Active Listening: The Secret Ingredient
Surprisingly, the best conversationalists often speak the least. They are master listeners. Learning how to make the conversation flourish involves giving the other person your full attention. This means putting your phone away, maintaining comfortable eye contact, and nodding to show you understand. In Indian culture, showing respect through listening is highly valued.
Use verbal cues like I see, That is interesting, or Tell me more about that. These small interjections encourage the speaker to continue. When they finish a thought, try to paraphrase a bit of what they said before asking a follow-up question. This proves that you were not just waiting for your turn to speak, but were actually processing their words. People will remember you as a great conversationalist simply because you made them feel heard.
Avoiding Common Conversational Pitfalls
While being curious is good, there is a fine line between being interested and being intrusive. In many Indian social circles, it is common for people to ask about salary, marriage plans, or housing costs quite early. However, if you are looking to build a sophisticated and comfortable rapport, it is better to avoid these sensitive topics until a certain level of trust is established.

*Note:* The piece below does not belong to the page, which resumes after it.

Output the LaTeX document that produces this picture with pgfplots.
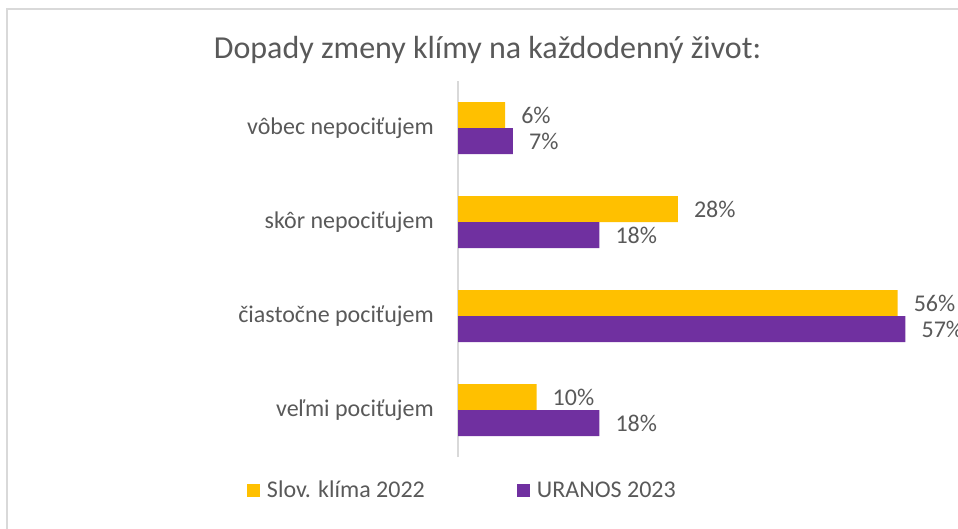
\documentclass[border=0pt]{standalone}
\usepackage{pgfplots}
\pgfplotsset{compat=1.18}
\usepackage{fontspec}
\setmainfont{Carlito}
\definecolor{cyel}{HTML}{FFC000}
\definecolor{cpur}{HTML}{7030A0}
\definecolor{ctxt}{HTML}{595959}
\definecolor{cfrm}{HTML}{D9D9D9}
\definecolor{caxis}{HTML}{D9D9D9}
\begin{document}
\begin{tikzpicture}
\useasboundingbox (0bp,0bp) rectangle (958bp,-529bp);
\draw[cfrm, line width=2.5bp] (7bp,-540bp) -- (7bp,-9bp) -- (970bp,-9bp);
\node[anchor=base, text=ctxt, font=\fontsize{32bp}{36bp}\selectfont, inner sep=0pt] at (487.5bp,-58bp) {Dopady zmeny klímy na každodenný život:};
\begin{axis}[
  at={(458bp,-457bp)}, anchor=south west,
  scale only axis, width=471bp, height=376bp,
  xmin=0, xmax=60, ymin=-0.5, ymax=3.5,
  axis x line=none,
  axis y line*=left,
  y axis line style={caxis, line width=1.5bp, -},
  ytick={0,1,2,3},
  yticklabels={veľmi pociťujem, čiastočne pociťujem, skôr nepociťujem, vôbec nepociťujem},
  major tick length=0pt,
  yticklabel style={text=ctxt, font=\fontsize{24bp}{28bp}\selectfont, inner sep=0pt, xshift=-24bp},
  xbar, bar width=26bp,
  clip=false,
  nodes near coords={\pgfplotspointmeta\%},
  nodes near coords style={anchor=west, inner sep=0pt, xshift=16bp, text=ctxt, font=\fontsize{24bp}{28bp}\selectfont},
  point meta=explicit symbolic,
  legend columns=2,
  legend style={at={(-0.448,-0.0878)}, anchor=west, draw=none, inner sep=0pt, outer sep=0pt, fill=none,
    font=\fontsize{24bp}{28bp}\selectfont, text=ctxt,
    nodes={inner sep=0pt},
    /tikz/every odd column/.append style={column sep=7bp},
    /tikz/every even column/.append style={column sep=92bp}},
  legend cell align=left,
  legend image code/.code={\fill[#1] (0bp,-6.5bp) rectangle (13bp,6.5bp);},
]
\addplot[fill=cyel, draw=none, bar shift=13bp] table[meta=l] {
x y l
10 0 10
56 1 56
28 2 28
6 3 6
};
\addlegendentry{Slov. klíma 2022}
\addplot[fill=cpur, draw=none, bar shift=-13bp] table[meta=l] {
x y l
18 0 18
57 1 57
18 2 18
7 3 7
};
\addlegendentry{URANOS 2023}
\end{axis}
\end{tikzpicture}
\end{document}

Another common mistake is the one-upper syndrome. If someone tells you about a vacation they took to Kerala, do not immediately interrupt to talk about your better trip to Switzerland. Instead, ask them what their favorite part of the backwaters was. Let them have their moment. You will have plenty of time to share your stories later. A conversation is a game of catch, not a solo performance.

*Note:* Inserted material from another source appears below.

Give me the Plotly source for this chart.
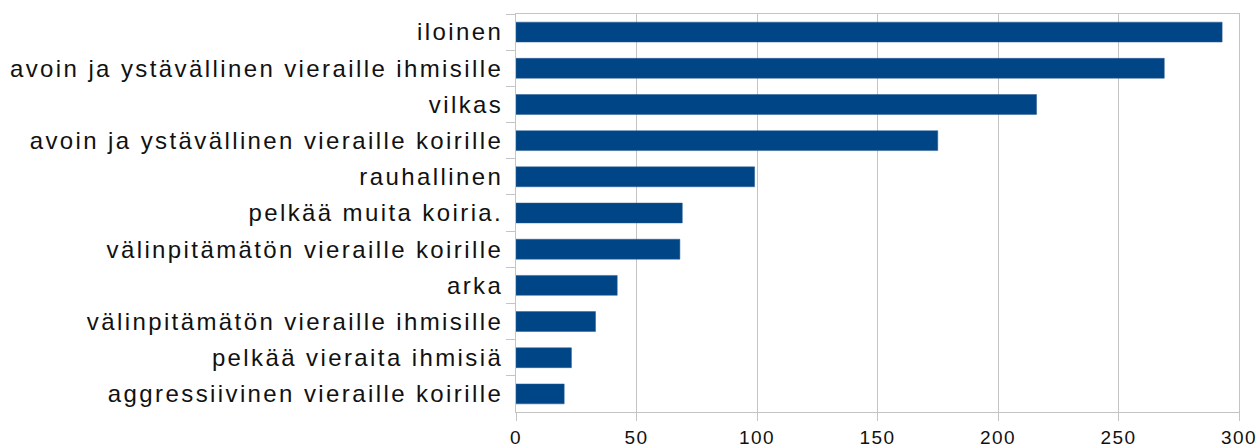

The Importance of Body Language
Your body speaks before you do. If you are standing with your arms crossed and your eyes darting around the room, people will perceive you as closed off, even if you are trying to be friendly. To make the conversation easier, adopt an open posture. Face the person directly, keep your hands relaxed, and offer a genuine smile. In India, a slight tilt of the head or a warm namaste can go a long way in establishing initial rapport.
Mirroring is another subtle technique. Without being obvious, try to match the energy and pace of the person you are talking to. If they are speaking softly and slowly, do not respond with loud, rapid-fire sentences. Matching their vibe creates a subconscious sense of comfort and familiarity.
Ending the Conversation Gracefully
Knowing how to make the conversation also includes knowing how to end it. Many people stay in dying conversations because they do not know how to leave without being rude. In an Indian context, politeness is key. You can use a transition like, it has been wonderful catching up with you, I am going to go grab some water/food, or I see a friend I need to say hello to, but let us talk again soon.
If it is a professional setting, this is the time to exchange contact information or LinkedIn profiles. Always end on a positive note. A simple, I really enjoyed hearing about your trek to the Himalayas, leaves a lasting positive impression and keeps the door open for future interactions.
Final Thoughts on Becoming a Conversationalist
Like any other skill, learning how to make the conversation takes practice. You might have a few awkward moments at first, but each interaction is a learning experience. Start small—talk to the person next to you in the elevator or the barista at your local cafe. Over time, you will develop a natural instinct for which topics work and how to read the room.
The goal is not to be the most charismatic person in the room, but to be the most present. When you approach conversations with a spirit of kindness and genuine interest, people will naturally be drawn to you. In the diverse and vibrant social landscape of India, being able to talk to anyone, from any walk of life, is a superpower that can open doors to new friendships, career opportunities, and a deeper understanding of the world around you.
How do I start a conversation with a total stranger without feeling awkward?
The best way to start is to comment on a shared experience or the environment. Mentioning something about the weather, the event decor, or the food is a low-pressure way to break the ice. Keep your initial comment light and observational.
What is the FORD method in conversation?
The FORD method stands for Family, Occupation, Recreation, and Dreams. These are four universal topics that people usually enjoy talking about. If you find the conversation stalling, you can ask a question related to one of these categories to get things moving again.
How can I improve my conversation skills if I am an introvert?
Introverts often excel at one-on-one conversations. Focus on your strength as a listener. You do not need to do all the talking; instead, ask thoughtful, open-ended questions that allow the other person to share. Practice in low-stakes environments, like talking to a shopkeeper, to build your confidence.
What should I do if there is a long silence?
Do not panic. A short silence is natural. You can use the environment to restart the conversation or ask a follow-up question about something they mentioned earlier. If the silence persists and feels uncomfortable, it might be a natural time to end the conversation gracefully.
Are there topics I should strictly avoid in Indian social settings?
While it depends on the crowd, it is generally safer to avoid highly polarizing topics like politics, religion, or very personal questions about income and relationship status when you are first meeting someone. Stick to lighter topics until you have built a rapport.